Subway car reef project disintegrates in New Jersey.

An ambitious project to create a marine habitat out of retired subway cars is canceled after most of the cars fall apart.

MNN quote:

I can understand the appeal of programs like this — we get to dump waste while portraying it as an environmental initiative. What politician in her right mind wouldn’t want to sign on to something that’s going to save money and look green?Dumping our crap into the sea to give fish a place to live is just dumb. We continue to prove amazingly adept at screwing up our oceans.

We agree - however the story is not totally as is seems.
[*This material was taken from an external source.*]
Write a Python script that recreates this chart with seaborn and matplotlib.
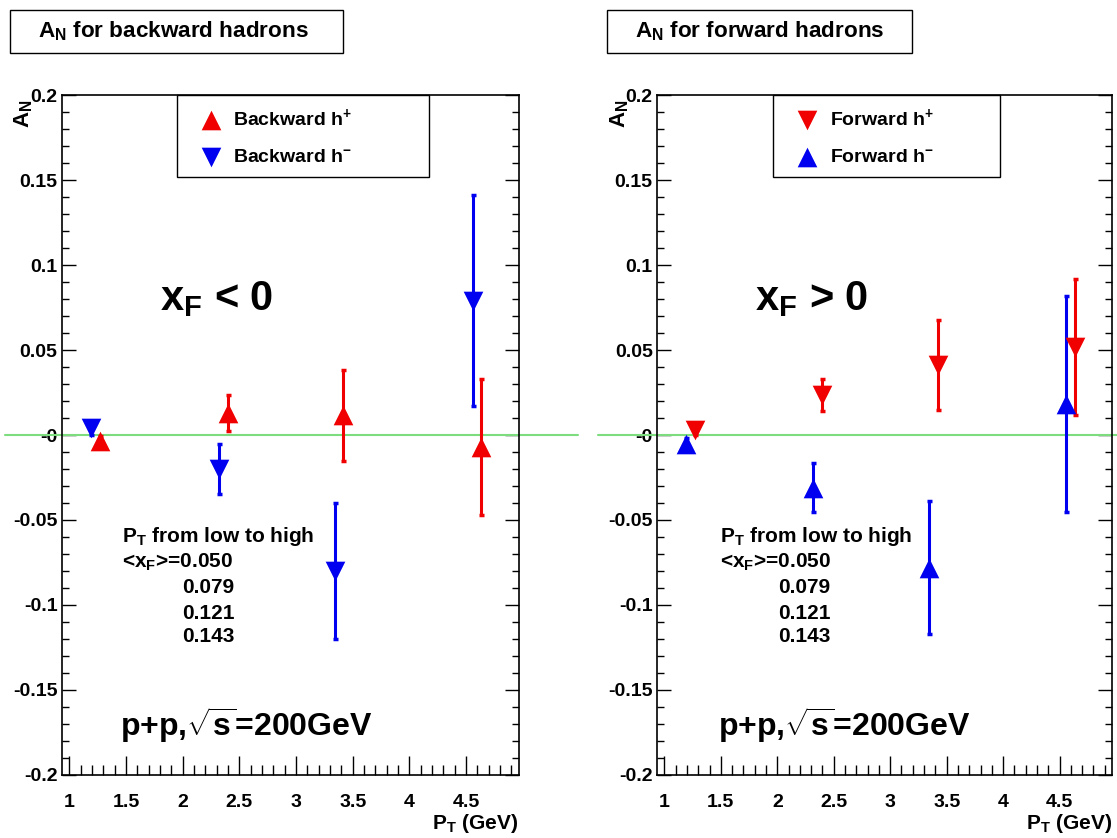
import numpy as np
import pandas as pd
import seaborn as sns
import matplotlib.pyplot as plt
from matplotlib.patches import Rectangle
from matplotlib.ticker import MultipleLocator, FuncFormatter

sns.set_style('ticks')
plt.rcParams['font.family'] = ['Liberation Sans', 'DejaVu Sans']
plt.rcParams['font.weight'] = 'bold'
plt.rcParams['text.color'] = 'black'
plt.rcParams['axes.labelcolor'] = 'black'
plt.rcParams['mathtext.fontset'] = 'custom'
plt.rcParams['mathtext.rm'] = 'Liberation Sans:bold'
plt.rcParams['mathtext.it'] = 'Liberation Sans:bold'
plt.rcParams['mathtext.bf'] = 'Liberation Sans:bold'
plt.rcParams['mathtext.sf'] = 'Liberation Sans:bold'

# backward hadrons (x_F < 0)
pt_back_pos = [1.27, 2.40, 3.41, 4.63]
an_back_pos = [-0.0035, 0.013, 0.0115, -0.007]
err_back_pos = [0.003, 0.0105, 0.027, 0.040]
pt_back_neg = [1.19, 2.32, 3.34, 4.56]
an_back_neg = [0.004, -0.020, -0.080, 0.079]
err_back_neg = [0.004, 0.0145, 0.040, 0.062]

# forward hadrons (x_F > 0)
pt_fwd_pos = [1.27, 2.40, 3.42, 4.64]
an_fwd_pos = [0.003, 0.0235, 0.041, 0.052]
err_fwd_pos = [0.003, 0.0095, 0.0265, 0.040]
pt_fwd_neg = [1.19, 2.32, 3.34, 4.56]
an_fwd_neg = [-0.0055, -0.031, -0.078, 0.018]
err_fwd_neg = [0.004, 0.0145, 0.039, 0.0635]

xf_values = ['0.050', '0.079', '0.121', '0.143']

RED = '#f00000'
BLUE = '#0000f0'
GREEN = '#7ddc7d'


def make_df(pt, an, err):
    return pd.DataFrame({'pt': pt, 'an': an, 'err': err})


def draw_series(ax, df, color, marker, label):
    ax.errorbar(df['pt'], df['an'], yerr=df['err'], fmt='none', ecolor=color,
                elinewidth=2.2, capsize=1.8, capthick=2.5, zorder=3)
    sns.scatterplot(data=df, x='pt', y='an', ax=ax, color=color, marker=marker,
                    s=200, linewidth=0, label=label, zorder=4, legend=False)


def style_axes(ax, line_ext):
    ax.set_xlim(0.933, 4.962)
    ax.set_ylim(-0.2, 0.2)
    ax.xaxis.set_major_locator(MultipleLocator(0.5))
    ax.xaxis.set_minor_locator(MultipleLocator(0.1))
    ax.yaxis.set_major_locator(MultipleLocator(0.05))
    ax.yaxis.set_minor_locator(MultipleLocator(0.01))
    ax.xaxis.set_major_formatter(FuncFormatter(lambda v, p: '{:g}'.format(v)))
    ax.yaxis.set_major_formatter(FuncFormatter(
        lambda v, p: '-0' if abs(v) < 1e-9 else '{:g}'.format(round(v, 3))))
    ax.tick_params(axis='both', which='both', direction='in', colors='black',
                   labelsize=14, width=1)
    ax.tick_params(axis='y', which='both', left=True, right=True, pad=3)
    ax.tick_params(axis='y', which='major', length=10)
    ax.tick_params(axis='y', which='minor', length=5)
    ax.tick_params(axis='x', which='both', bottom=True, top=False, pad=13.5)
    ax.tick_params(axis='x', which='major', length=14)
    ax.tick_params(axis='x', which='minor', length=7)
    for lab in ax.get_xticklabels() + ax.get_yticklabels():
        lab.set_fontweight('bold')
    for sp in ax.spines.values():
        sp.set_color('black')
        sp.set_linewidth(1.2)
    ax.axhline(0, xmin=line_ext[0], xmax=line_ext[1], clip_on=False,
               color=GREEN, lw=1.5, zorder=1)
    ax.set_xlabel('P$_{T}$ (GeV)', loc='right', fontsize=15, fontweight='bold', labelpad=1)
    ax.set_ylabel('')
    ax.text(-0.082, 0.993, 'A$_{N}$', transform=ax.transAxes, rotation=90,
            ha='center', va='top', fontsize=16, fontweight='bold')


fig = plt.figure(figsize=(11.17, 8.38), dpi=100)
ax1 = fig.add_axes([0.0552, 0.0752, 0.409, 0.8114])
ax2 = fig.add_axes([0.588, 0.0752, 0.4073, 0.8114])

# left panel: backward
draw_series(ax1, make_df(pt_back_neg, an_back_neg, err_back_neg), BLUE, 'v', 'Backward h$^{-}$')
draw_series(ax1, make_df(pt_back_pos, an_back_pos, err_back_pos), RED, '^', 'Backward h$^{+}$')
style_axes(ax1, (-0.125, 1.13))

# right panel: forward
draw_series(ax2, make_df(pt_fwd_pos, an_fwd_pos, err_fwd_pos), RED, 'v', 'Forward h$^{+}$')
draw_series(ax2, make_df(pt_fwd_neg, an_fwd_neg, err_fwd_neg), BLUE, '^', 'Forward h$^{-}$')
style_axes(ax2, (-0.13, 1.02))


def add_legend(ax, order, x0, x1):
    handles, labels = ax.get_legend_handles_labels()
    handles = [handles[i] for i in order]
    labels = [labels[i] for i in order]
    leg = ax.legend(handles, labels, loc='upper left',
                    bbox_to_anchor=(x0, 1.0, x1 - x0, 0.0), mode='expand',
                    borderaxespad=0, fancybox=False, frameon=True,
                    edgecolor='black', framealpha=1, prop={'size': 14, 'weight': 'bold'},
                    borderpad=0.6, labelspacing=1.0, handlelength=2.3,
                    handletextpad=0.0)
    leg.get_frame().set_linewidth(1.0)


add_legend(ax1, [1, 0], 0.252, 0.805)
add_legend(ax2, [0, 1], 0.256, 0.755)


def add_annotations(ax, sign_text, xs):
    ax.text(xs[0], 0.70, 'x$_{F}$ ' + sign_text + ' 0', transform=ax.transAxes,
            ha='left', va='center', fontsize=30, fontweight='bold')
    ax.text(xs[1], 0.35, 'P$_{T}$ from low to high', transform=ax.transAxes,
            ha='left', va='center', fontsize=15, fontweight='bold')
    ax.text(xs[1], 0.313, '<x$_{F}$>=' + xf_values[0], transform=ax.transAxes,
            ha='left', va='center', fontsize=15, fontweight='bold')
    ypos = [0.275, 0.238, 0.203]
    for yv, val in zip(ypos, xf_values[1:]):
        ax.text(xs[2], yv, val, transform=ax.transAxes,
                ha='right', va='center', fontsize=15, fontweight='bold')
    ax.text(xs[1] - 0.004, 0.0735, 'p+p,$\\sqrt{s}$=200GeV', transform=ax.transAxes,
            ha='left', va='center', fontsize=23, fontweight='bold')


add_annotations(ax1, '<', (0.215, 0.132, 0.378))
add_annotations(ax2, '>', (0.216, 0.139, 0.381))

# title boxes
W, H = 1117.0, 838.0
for (bx0, bx1), title in [((10, 343), 'A$_{N}$ for backward hadrons'),
                          ((607, 912), 'A$_{N}$ for forward hadrons')]:
    fig.add_artist(Rectangle((bx0 / W, 1 - 53 / H), (bx1 - bx0) / W, 43 / H,
                             transform=fig.transFigure, fill=False,
                             edgecolor='black', linewidth=1.0))
    fig.text((bx0 + 28) / W, 1 - 31.5 / H, title, ha='left', va='center',
             fontsize=16.2, fontweight='bold')

plt.savefig('out.png', dpi=100)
The reason Delaware Subway car reefs worked well enough was the steel construction, Rust and iron (Fe) is better for numerous reasons, it is why old ships of steel work nicely as artificial habitats. Stainless Steel doesn’t, and the structures for new lightweight designs are prone to collapse and failure.

NJ.com:
Only two of the 48 cars that were submerged are still upright and intact. The Press of Atlantic City spoke to Darlene Yuhas, a spokeswoman for the state Department of Environmental Protection. The U.S. Environmental Protection Agency had estimated they would serve as good reef habitat for 25 to 30 years.

“All the evidence suggested they would be long-lasting. In fact, the EPA data was these cars should last 25 years,” Yuhas said. Other East Coast states that took the subway cars have reported similar problems.

The state DEP has done more surveys since February and has decided to end the program after cars were only deployed at the Atlantic City Reef and the Cape May Reef, which is about 9.1 nautical miles off Cold Spring Inlet. Cars had been earmarked for three other reefs, including the Shark River, Garden State South and Deepwater reefs, before the termination.

“We did in fact notify the New York Transit Authority that we would no longer be accepting their cars,” Yuhas said

So … bottom line - Monitoring such reef projects carefully actually prevented more failure — Lesson learned when divers checked it out.